§ SUPPLIED DATA:
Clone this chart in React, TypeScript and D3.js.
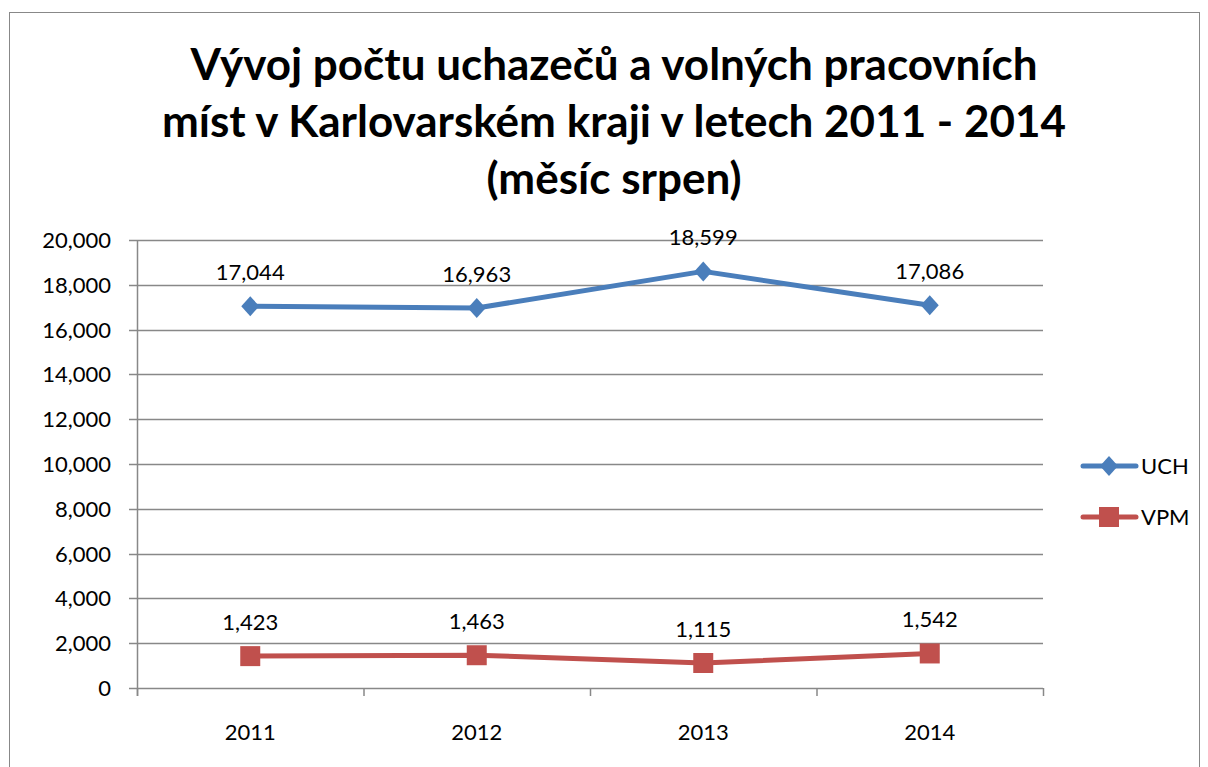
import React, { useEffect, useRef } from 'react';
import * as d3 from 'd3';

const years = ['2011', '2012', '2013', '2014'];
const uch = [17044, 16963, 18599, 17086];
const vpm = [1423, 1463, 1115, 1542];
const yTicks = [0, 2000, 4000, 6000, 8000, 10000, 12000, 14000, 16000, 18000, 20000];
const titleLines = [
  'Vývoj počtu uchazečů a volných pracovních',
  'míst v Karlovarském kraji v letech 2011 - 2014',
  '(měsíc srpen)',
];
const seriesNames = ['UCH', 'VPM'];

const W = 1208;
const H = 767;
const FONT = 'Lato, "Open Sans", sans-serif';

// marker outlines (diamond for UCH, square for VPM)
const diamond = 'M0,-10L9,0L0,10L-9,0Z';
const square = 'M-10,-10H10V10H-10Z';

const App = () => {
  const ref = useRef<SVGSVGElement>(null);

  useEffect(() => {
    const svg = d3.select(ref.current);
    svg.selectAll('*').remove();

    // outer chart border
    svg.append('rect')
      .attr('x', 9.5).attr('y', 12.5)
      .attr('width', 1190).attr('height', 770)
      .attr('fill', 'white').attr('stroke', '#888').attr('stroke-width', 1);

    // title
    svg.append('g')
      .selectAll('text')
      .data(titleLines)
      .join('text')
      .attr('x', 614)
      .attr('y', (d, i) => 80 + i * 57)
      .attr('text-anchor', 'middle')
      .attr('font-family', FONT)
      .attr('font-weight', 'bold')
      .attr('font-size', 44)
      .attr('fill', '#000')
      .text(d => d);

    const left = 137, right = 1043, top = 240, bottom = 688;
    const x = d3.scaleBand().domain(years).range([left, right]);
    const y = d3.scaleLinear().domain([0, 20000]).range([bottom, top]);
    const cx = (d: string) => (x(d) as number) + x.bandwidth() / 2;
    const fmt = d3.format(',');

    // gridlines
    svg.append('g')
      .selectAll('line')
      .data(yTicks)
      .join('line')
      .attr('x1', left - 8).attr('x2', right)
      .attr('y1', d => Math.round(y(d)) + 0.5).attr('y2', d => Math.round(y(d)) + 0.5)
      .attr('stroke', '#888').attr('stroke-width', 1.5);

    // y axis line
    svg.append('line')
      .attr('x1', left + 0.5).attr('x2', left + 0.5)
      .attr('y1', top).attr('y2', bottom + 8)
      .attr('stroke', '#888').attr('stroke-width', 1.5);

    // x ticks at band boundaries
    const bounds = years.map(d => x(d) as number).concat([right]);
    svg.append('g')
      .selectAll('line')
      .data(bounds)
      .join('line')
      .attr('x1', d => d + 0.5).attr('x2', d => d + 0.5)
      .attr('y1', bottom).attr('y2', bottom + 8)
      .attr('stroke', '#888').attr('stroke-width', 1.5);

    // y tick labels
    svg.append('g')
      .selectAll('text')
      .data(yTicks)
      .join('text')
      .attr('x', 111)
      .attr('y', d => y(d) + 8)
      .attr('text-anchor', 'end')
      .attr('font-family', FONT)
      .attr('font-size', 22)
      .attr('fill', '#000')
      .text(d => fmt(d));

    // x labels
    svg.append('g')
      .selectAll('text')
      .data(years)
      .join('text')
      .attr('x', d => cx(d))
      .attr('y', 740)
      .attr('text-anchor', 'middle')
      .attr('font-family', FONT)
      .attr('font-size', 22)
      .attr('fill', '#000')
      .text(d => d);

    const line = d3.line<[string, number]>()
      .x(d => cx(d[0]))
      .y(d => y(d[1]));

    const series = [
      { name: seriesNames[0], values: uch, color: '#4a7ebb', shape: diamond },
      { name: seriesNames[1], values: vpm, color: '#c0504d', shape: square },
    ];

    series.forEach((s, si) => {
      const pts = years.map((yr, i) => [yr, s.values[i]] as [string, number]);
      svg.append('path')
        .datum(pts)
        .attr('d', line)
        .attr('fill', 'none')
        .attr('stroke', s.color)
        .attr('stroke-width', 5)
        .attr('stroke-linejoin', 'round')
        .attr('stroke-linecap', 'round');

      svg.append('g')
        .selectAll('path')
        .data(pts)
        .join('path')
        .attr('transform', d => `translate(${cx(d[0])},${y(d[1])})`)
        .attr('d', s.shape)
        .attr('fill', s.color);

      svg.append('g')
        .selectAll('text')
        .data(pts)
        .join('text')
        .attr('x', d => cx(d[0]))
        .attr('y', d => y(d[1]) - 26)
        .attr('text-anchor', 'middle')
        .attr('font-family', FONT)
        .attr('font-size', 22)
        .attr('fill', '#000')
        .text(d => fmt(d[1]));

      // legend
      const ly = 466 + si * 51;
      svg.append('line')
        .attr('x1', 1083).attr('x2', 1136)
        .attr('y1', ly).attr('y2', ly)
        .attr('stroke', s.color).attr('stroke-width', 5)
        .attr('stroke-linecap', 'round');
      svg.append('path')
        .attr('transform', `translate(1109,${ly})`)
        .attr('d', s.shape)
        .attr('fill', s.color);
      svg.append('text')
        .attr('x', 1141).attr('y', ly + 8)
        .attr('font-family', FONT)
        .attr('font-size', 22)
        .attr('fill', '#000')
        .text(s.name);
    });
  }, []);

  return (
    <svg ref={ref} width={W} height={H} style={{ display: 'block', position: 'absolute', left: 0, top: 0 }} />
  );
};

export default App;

§ STATED TASK: From the first line above to the line containing "import * as d3 from 'd3';", repeat each line exactly. Pictures stay out.

§ ANSWER IN FULL:
Clone this chart in React, TypeScript and D3.js.
import React, { useEffect, useRef } from 'react';
import * as d3 from 'd3';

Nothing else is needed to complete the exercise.